Anne gasped over this unexpected question, and floundered helplessly in her thoughts. Goodness, what did she think of Billy Andrews? She had never thought anything about him--round-faced, stupid, perpetually smiling, good-natured Billy Andrews. Did anybody ever thinking about Billy Andrews?...
"Would you like him for a husband?" asked Jane calmly....."Billy wants to marry you. He's always been crazy about you--and now father has given him the upper farm in his own name and there's nothing to prevent him from getting married. But he's so shy he couldn't ask you himself if you'd have him, so he got me to do it. I'd rather not have, but he gave me no peace till I said I would, if I got a good chance. What do you think about it, Anne?"
[...] "I--I couldn't marry Billy, you know, Jane," she managed to gasp. "Why, such an idea never occurred to me--never!"
"I don't suppose it did," agreed Jane. "Billy has always been far too shy to think of courting. But you might think it over, Anne. Billy is a good fellow. I must say that, if he is my brother. He has no bad habits and he's a great worker, and you can depend on him. 'A bird in the hand is worth two in the bush.' He told me to tell you he'd be quite willing to wait till you got through college, if you insisted, though he'd rather get married this spring before the planting begins." ~Anne of the Island
Sam--Practical Proposals to Pretty Strangers
Anne was subject to the most unromantic proposals of any hapless heroine. But Sam's probably takes the cake for there being no vestige of romantic affection in it. A straight-speaker, and an honest fellow, he chafed at the bit a little too soon. While in some instances premature proposals may be acceptable, they are only so if given with extra adoration and love.
Unfortunately, Sam is a practical fellow.
There was another long silence. Finally Sam removed his straw again and said,
"Will yeh hev me?"
"Wh--a--t!" gasped Anne.
"Will yeh hev me?"
"Do you mean--marry you?" queried poor Anne feebly.
"Why, I'm hardly acquainted with you," cried Anne indignantly.
"But yeh'd git acquainted with me after we was married," said Sam.
Anne gathered up her poor dignity.
"Certainly I won't marry you," she said haughtily.
"Wall, yeh might do worse," expostulated Sam. "I'm a good worker and I've got some money in the bank."
"Whatever put such an idea into your head?" said Anne, her sense of humor getting the better of her wrath.
"Yeh're a likely-looking girl and hev a right-smart way o' stepping," said Sam. I don't want no lazy woman. Think it over. I won't change my mind yit awhile. Wall, I must be gitting. Gotter milk the cows." ~Anne of the Island
These are several of the amusing ones that come to mind at the moment. There are plenty of tips to take from wicked proposals as well--Black Donald falling to his imminent death when his proposals proves unacceptable to his lady-love. (Don't Stand on Trapdoors For Fear of an Angry Refusal) De Montalvo's dastardly bargain with Lysbeth that cursed him and his children to his dying day. (Don't Threaten a Rival; It Never Goes Well) Reginald Front de Bouf and Maurice de Bracy's unsuccessful threats in Ivanhoe; (Don't Carry off Fair Ladies When Robin Hood is in the Neighborhood) and Adison Cheetham's blackmail to secure himself his chosen bride. (Better Make Sure You Have a Last Name They Would Want to be Called By) But all these, though they contain applicable and entertaining lessons, do not have funny proposals in and of themselves. They are simply dramatic.

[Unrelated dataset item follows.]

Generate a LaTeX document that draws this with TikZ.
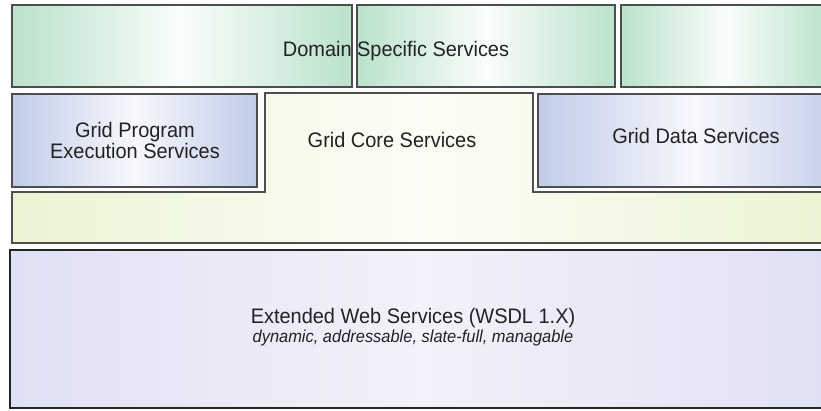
\documentclass[tikz,border=0pt]{standalone}
\usepackage{fontspec}
\setmainfont[FakeStretch=0.95]{Liberation Sans}
\definecolor{grn}{RGB}{186,226,203}
\definecolor{grnmid}{RGB}{250,253,251}
\definecolor{blu}{RGB}{192,204,232}
\definecolor{blumid}{RGB}{248,248,253}
\definecolor{core}{RGB}{234,244,212}
\definecolor{coremid}{RGB}{252,253,246}
\definecolor{lav}{RGB}{224,224,244}
\definecolor{lavmid}{RGB}{242,242,251}
\definecolor{edge}{RGB}{78,78,78}
\definecolor{ink}{RGB}{34,34,34}
\begin{document}
\begin{tikzpicture}[x=1pt,y=-1pt,
  frame/.style={draw=edge, line width=1.4pt},
  greenbox/.style={frame, left color=grn, right color=grn, middle color=grnmid},
  bluebox/.style={frame, left color=blu, right color=blu, middle color=blumid},
  corebox/.style={frame, left color=core, right color=core, middle color=coremid},
  basebox/.style={draw=black!85, line width=2pt, left color=lav, right color=lav, middle color=lavmid},
  lbl/.style={font=\fontsize{21}{21}\selectfont, text=ink, inner sep=0pt, anchor=base},
  sublbl/.style={font=\fontsize{17.3}{20}\selectfont\itshape, text=ink, inner sep=0pt, anchor=base}]
\useasboundingbox (0,0) rectangle (821,410);
\clip (0,0) rectangle (821,410);

% top row: domain specific services
\path[greenbox] (12,5) rectangle (352,87);
\path[greenbox] (357,5) rectangle (615,87);
\path[greenbox] (621,5) rectangle (830,87);

% grid core services (stepped outline)
\path[corebox] (265,93) -- (533,93) -- (533,192) -- (830,192) -- (830,243)
  -- (12,243) -- (12,192) -- (265,192) -- cycle;

% program execution and data services
\path[bluebox] (12,94) rectangle (257,187);
\path[bluebox] (538,94) rectangle (850,187);

% extended web services base layer
\path[basebox] (10,250) rectangle (830,408);

% labels (the two-line label is placed by its last baseline)
\node[lbl] (dss) at (396,56) {Domain Specific Services};
\node[lbl, align=center] (gpes) at (135,158) {Grid Program\\Execution Services};
\node[lbl] (gcs) at (392,147) {Grid Core Services};
\node[lbl] (gds) at (696,143) {Grid Data Services};
\node[lbl] (ews) at (413,323) {Extended Web Services (WSDL 1.X)};
\node[sublbl] (ewsnote) at (413,342) {dynamic, addressable, slate-full, managable};
\end{tikzpicture}
\end{document}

On a serious note, the worse literary proposal I ever read was so exhausting that I shudder whenever I recall the book. When Dean Priest wanted to marry Emily in Montgomery's Emily Climbs, he was so jealous of her writing that, when she brought him her treasured manuscript, he told her it was terrible so she would give up her writing. She promptly burned the manuscript, and was so heart-broken that she accepted his proposal of marriage. When their relationship started to flounder, he told her that he had lied; her book was genius, and he said it was bad simply because he wanted her to give up her writing for him. But it was too late; and she couldn't get a word of it back again.
He's too small to hate. He's simply contemptible.
Go read it, and you'll see what I mean.
And if you want more funny proposals, L.M. Montgomery, fascinatingly enough, has an abundance of them. I turned down several in my attempts to pursue variety. But read Anne, or A Tangled Web, or a variety of her short stories, and you'll find a lot of laugh-out-loud moments.
Do you have any Worst Proposals to add to this list? I'd love to see them!